No change in the foreign aid budget is not exactly good news from the point of view of the Reverse the Cuts campaign, a coalition of independent, volunteer- based aid agencies. The 2012 federal budget cut CIDA’s budget by $319 million over three years. By 2015 Canada will be at the bottom of the list of donor countries, contributing 0.25 per cent of the country’s gross national income to aid. That contrasts with Canada’s United Nations commitment to raise its contribution to 0.7 per cent.

The Canadian Council for International Co-operation — the trade association for development organizations — is happy to see the CIDA budget become the responsibility of one of the most important federal government ministries.
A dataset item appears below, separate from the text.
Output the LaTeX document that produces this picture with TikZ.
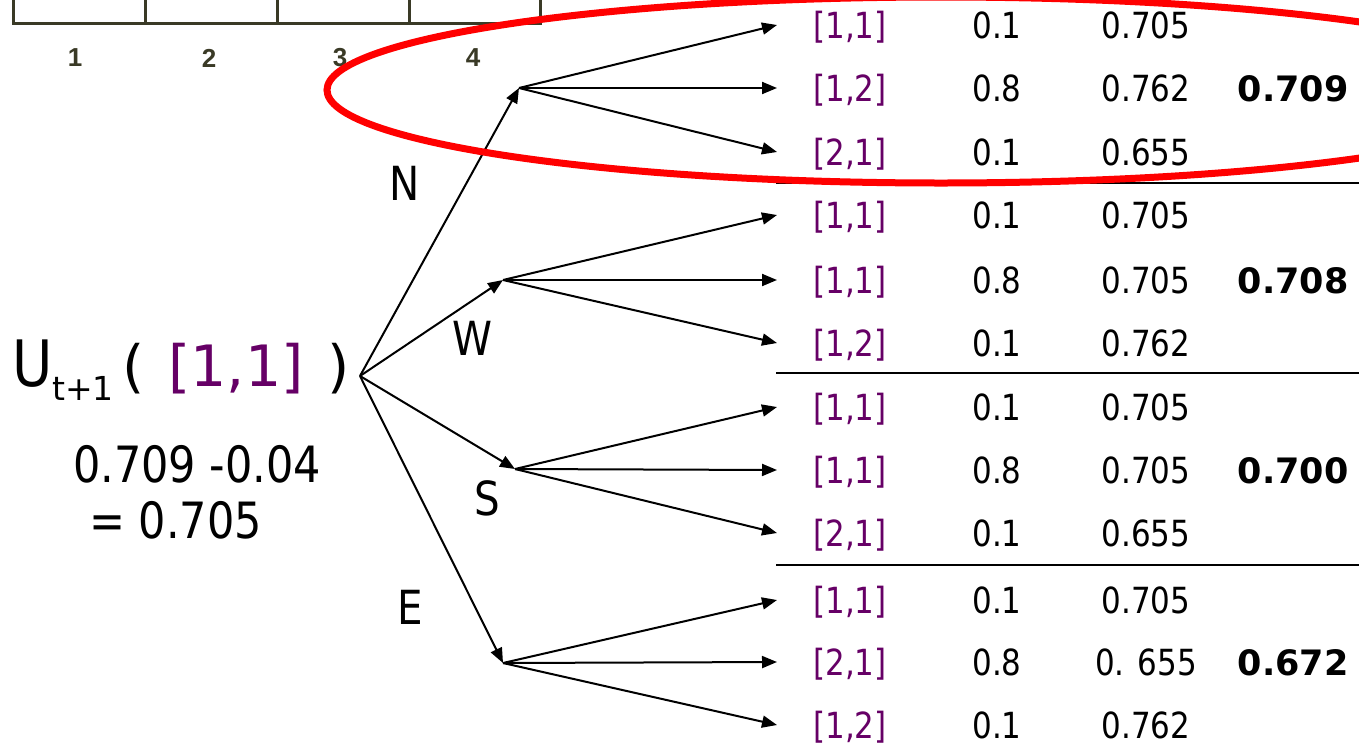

But like D&P, CCIC is worried about how Canadian interests are being confused with the interests of poor people in the global south.

“Given the recent tendency at CIDA to associate overseas development assistance to Canadian commercial interests, there is reason for concern,” it said.

CIDA emerged from the old Department of External Affairs in 1968, at the same time that it began partnering with D&P. By being folded back into Foreign Affairs, it joins countries such as the United States and Norway that administer foreign aid budgets through the same government department that is responsible for diplomacy.

Rather than worry about what department gets the budget, D&P’s 13,000 members are concerned with how and in whose interest the budget is spent, said Kennedy.

“It’s about how it’s going to impact on the poor of the world.”